Akchoté / Henritzi : Pour et Contre > Philip Catherine
A l’occasion de la parution, dans quelques semaines, du livre Guitare Conversation de Noël Akchoté et Philippe Robert, le son du grisli ressuscite le temps d’une autre conversation : celle à laquelle se sont livrés Michel Henritzi et le même Akchoté, qui compose au fil des impressions une discographie de la guitare jazz faite d’une vingtaine de références. Dix ont été choisies par Henritzi, dix autres par Akchoté, auxquelles réagissent ensuite l’un et l’autre. En introduction de ce long échange – que vous retrouverez compilé à cette adresse au son du grisli –, Noël Akchoté explique...

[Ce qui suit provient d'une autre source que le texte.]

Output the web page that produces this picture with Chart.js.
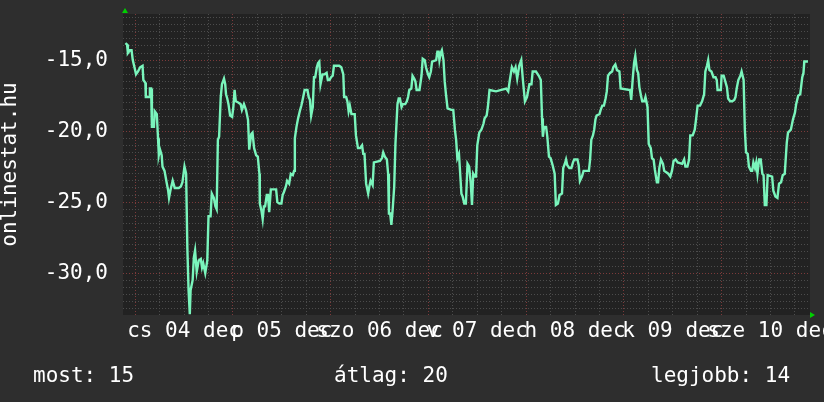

Je rencontre Philip Catherine en 1983 dans un stage de guitare à Nice (Roland Dyens, Michel Haumont, Philippe Petit, Mickey Baker, Joël Favreau), sa manière d'être (un peu Tintin d'Hergé), son accent belge, mais avant tout son jeu, tout de suite je suis embarqué, je veux jouer comme ça, comme lui, tout faire comme lui, mais je n'ai que 13 ans, ça peut se comprendre.
Depuis très tôt je me pose cette question inquiétante : à quoi bon vouloir devenir guitare de jazz ici, alors que cette musique est américaine fondamentalement ? Y a-t-il même la moindre chance d'arriver à quoi que ce soit de crédible, d'audible, en vivant à Paris ? Philip lui joue avec Larry Coryell, Chet Baker, enregistre avec Dexter Gordon, Charles Mingus, est connu aux Etats-Unis, c'est donc possible mais seulement pour l'excellence, les tous meilleurs. Son jeu lyrique, virtuose ses compositions mélancoliques mais actives, tout me touche, me soigne, presque. Je revivrai quelque chose d'assez similaire avec Fred Frith plus tard, son monde m'habite, je veux y participer.
Philip est totalement ouvert à l'époque, me reçoit, m'encourage, me parle, donc j'existe. Et puis il joue maintenant avec Chet, au départ je suis tellement accaparé par son jeu de guitare, que j'écoute à peine Chet, rapidement je vais entrer dans ce monde aussi, les suivre partout, les écouter tout le temps. Jusqu'à la sortie du trio Catherine-Escoudé-Lockwood, en 1983, une sorte d'apogée de la modernité contemporaine en guitares et jazz pour moi, j'en suis totalement fou, Philip m'a donné les partitions, je travaille dur dans l'espoir (on peut rêver), de peut-être un jour pouvoir en remplacer un (s'il venait à être empêché, le temps d'un seul concert, juste si jamais, ce serait un rêve).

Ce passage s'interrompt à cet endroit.